NCJ Number
105161
Journal
Syracuse Law Review Volume: 36 Issue: 4 Dated: (1986) Pages: 1303-1340
Date Published
1986
Length
38 pages
Annotation
In July 1984, the New York Court of Appeals held that State penal law mandating the death penalty for murder by individuals already serving life terms could not meet the constitutional standards set by the U.S. Supreme Court.
Abstract
While the Supreme Court has suggested that a mandatory death penalty may be the only adequate means of deterring lifers from murder, it has never definitively addressed this issue.
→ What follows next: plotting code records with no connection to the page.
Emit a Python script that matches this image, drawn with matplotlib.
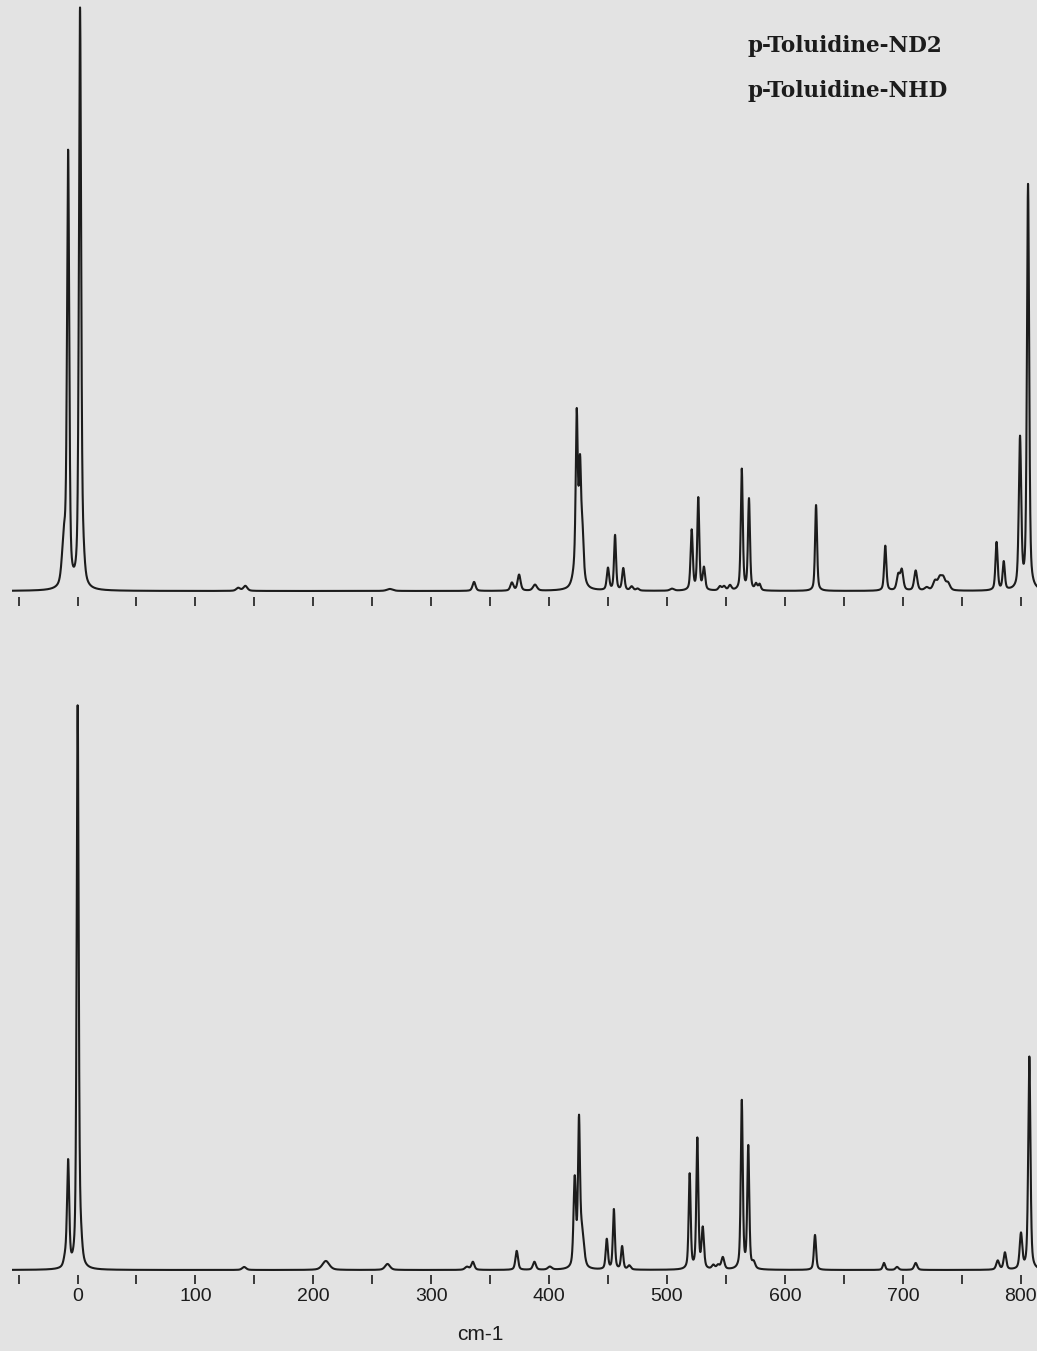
import numpy as np
import matplotlib
matplotlib.use("Agg")
import matplotlib.pyplot as plt

# ---- peak tables (position cm-1, height, half width) ----
nd2_pos = [-11.5, -8, 2.1, 4.6, 136.3, 142.3, 264.9, 336.3, 368.4, 374.5, 388.0,
           423.4, 424.7, 426.2, 428.2, 449.9, 455.9, 462.9, 470.0, 475.0, 504.2,
           520.9, 526.5, 531.3, 544.9, 548.4, 553.4, 563.4, 569.5, 575.5, 578.5, 626.4,
           685.1, 696.1, 699.1, 710.9, 720.2, 727.3, 731.3, 734.3, 738.3,
           779.5, 785.6, 799.4, 806.2]
nd2_height = [45, 430, 576, 22, 3, 5, 2, 9, 8, 16, 6,
              145, 35, 90, 40, 22, 55, 22, 4, 2, 2,
              60, 92, 22, 4, 4, 5, 121, 91, 6, 6, 86,
              45, 15, 20, 20, 3, 9, 11, 11, 7,
              48, 28, 150, 405]
nd2_width = [2.0, 1.1, 1.1, 1.5, 2, 2, 3, 1.5, 1.5, 1.5, 2,
             1.0, 3.5, 1.0, 1.2, 1.2, 1.0, 1.2, 1.5, 1.5, 2,
             1.1, 1.0, 1.2, 1.5, 1.5, 1.5, 1.0, 1.0, 1.2, 1.2, 1.0,
             1.1, 1.5, 1.5, 1.5, 2, 2, 2, 2, 2,
             1.1, 1.1, 1.2, 1.1]

nhd_pos = [-10.5, -8, 0.1, 2.6, 141.3, 210.6, 262.9, 330.3, 335.3, 372.5, 387.5, 400.6,
           421.7, 425.3, 427.8, 448.9, 454.9, 461.9, 468.0, 519.2, 525.7, 530.3,
           539.3, 543.3, 547.3, 563.4, 568.9, 573.5, 625.5, 684.0, 695.1, 710.9,
           780.5, 786.6, 800.2, 807.3]
nhd_height = [8, 105, 560, 20, 3, 9, 6, 3, 8, 19, 8, 3,
              88, 138, 35, 30, 60, 23, 4, 95, 130, 40,
              4, 4, 12, 168, 122, 6, 35, 7, 3, 7,
              9, 17, 35, 213]
nhd_width = [1.5, 1.1, 1.0, 1.5, 2, 3.5, 2.5, 2, 1.5, 1.3, 1.5, 2,
             1.2, 1.0, 2.0, 1.1, 1.0, 1.1, 1.5, 1.0, 1.0, 1.2,
             1.5, 1.5, 1.5, 1.0, 1.0, 1.5, 1.1, 1.2, 1.5, 1.5,
             1.5, 1.3, 1.3, 1.1]

labels = ["p-Toluidine-ND2", "p-Toluidine-NHD"]
major_ticks = list(range(0, 801, 100))
minor_ticks = list(range(-50, 801, 100))

BG = "#e3e3e3"
INK = "#1c1c1c"


def spectrum(x, pos, height, width, eta=0.5):
    # pseudo-Voigt line shape
    y = np.zeros_like(x)
    for p, h, w in zip(pos, height, width):
        d = (x - p) / w
        lor = 1.0 / (1.0 + d ** 2)
        gau = np.exp(-np.log(2) * d ** 2)
        y += h * (eta * lor + (1 - eta) * gau)
    return y


x = np.linspace(-56, 814, 9000)
y_top = spectrum(x, nd2_pos, nd2_height, nd2_width)
y_bot = spectrum(x, nhd_pos, nhd_height, nhd_width)

W, H = 1037, 1351
fig = plt.figure(figsize=(W / 100, H / 100), dpi=100)
fig.patch.set_facecolor(BG)

xlim = (-55.6, 813.8)

# top panel: baseline at y=591 px, ticks from 597 px
ax1 = fig.add_axes([12 / W, 1 - 597 / H, 1025 / W, 597 / H])
ax1.plot(x, y_top, color=INK, lw=1.5)
ax1.set_xlim(*xlim)
ax1.set_ylim(-6, 591)

# bottom panel: baseline at y=1270 px, ticks from 1275 px
ax2 = fig.add_axes([12 / W, 1 - 1275 / H, 1025 / W, 585 / H])
ax2.plot(x, y_bot, color=INK, lw=1.5)
ax2.set_xlim(*xlim)
ax2.set_ylim(-5, 580)

for ax in (ax1, ax2):
    ax.set_facecolor(BG)
    for s in ax.spines.values():
        s.set_visible(False)
    ax.set_yticks([])
    ax.set_xticks(major_ticks)
    ax.set_xticks(minor_ticks, minor=True)
    ax.tick_params(axis="x", which="both", direction="out", length=6.5,
                   width=1.2, color=INK)

ax1.tick_params(axis="x", which="major", labelbottom=False)
ax2.tick_params(axis="x", which="major", labelsize=14, pad=3, labelcolor=INK)
for t in ax2.get_xticklabels():
    t.set_fontfamily("Liberation Sans")

fig.text(480 / W, 1 - 1335 / H, "cm-1", ha="center", va="center",
         fontsize=15, family="Liberation Sans", color=INK)

fig.text(748 / W, 1 - 46 / H, labels[0], ha="left", va="center",
         fontsize=15.5, fontweight="bold", family="DejaVu Serif", color=INK)
fig.text(748 / W, 1 - 91 / H, labels[1], ha="left", va="center",
         fontsize=15.5, fontweight="bold", family="DejaVu Serif", color=INK)

fig.savefig("out.png", dpi=100, facecolor=BG)
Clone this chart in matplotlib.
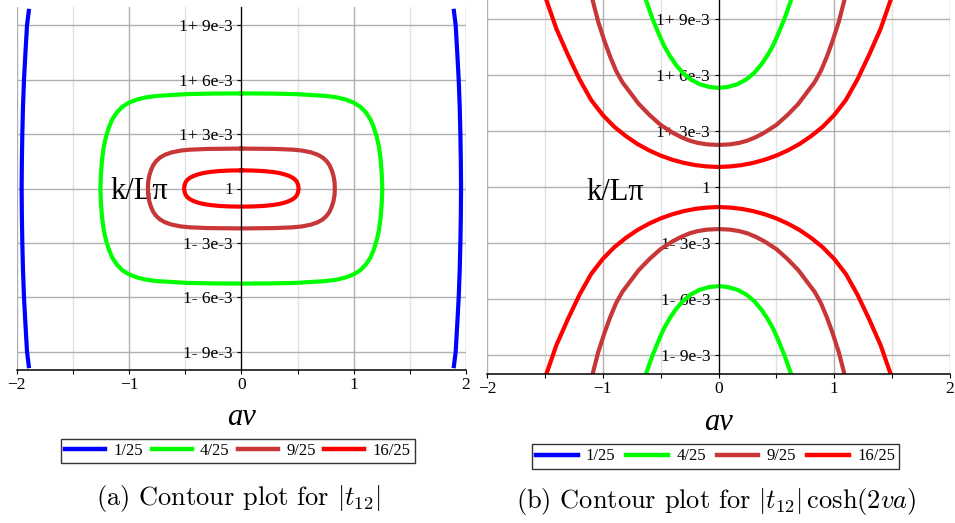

An analysis of whether a mandatory death penalty has greater deterrence value than a discretionary death penalty demonstrates that mandating execution upon conviction will have no more than a minimal effect on what a potential murderer perceives as the risks of apprehension, prosecution, conviction, and punishment. The potential of a mandatory death penalty to somewhat increase the certainty of punishment perceived by a very limited number of life-term inmates should not lead courts or legislatures to strip capital sentencing of all procedural safeguards. Sacrificing the established constitutional mandate of individualized consideration would result in executions regardless of the presence of mitigating circumstances. If there is a constitutional justification for such a sacrifice, one is hard pressed to find it in the need to deter lifers from murdering. 270 footnotes.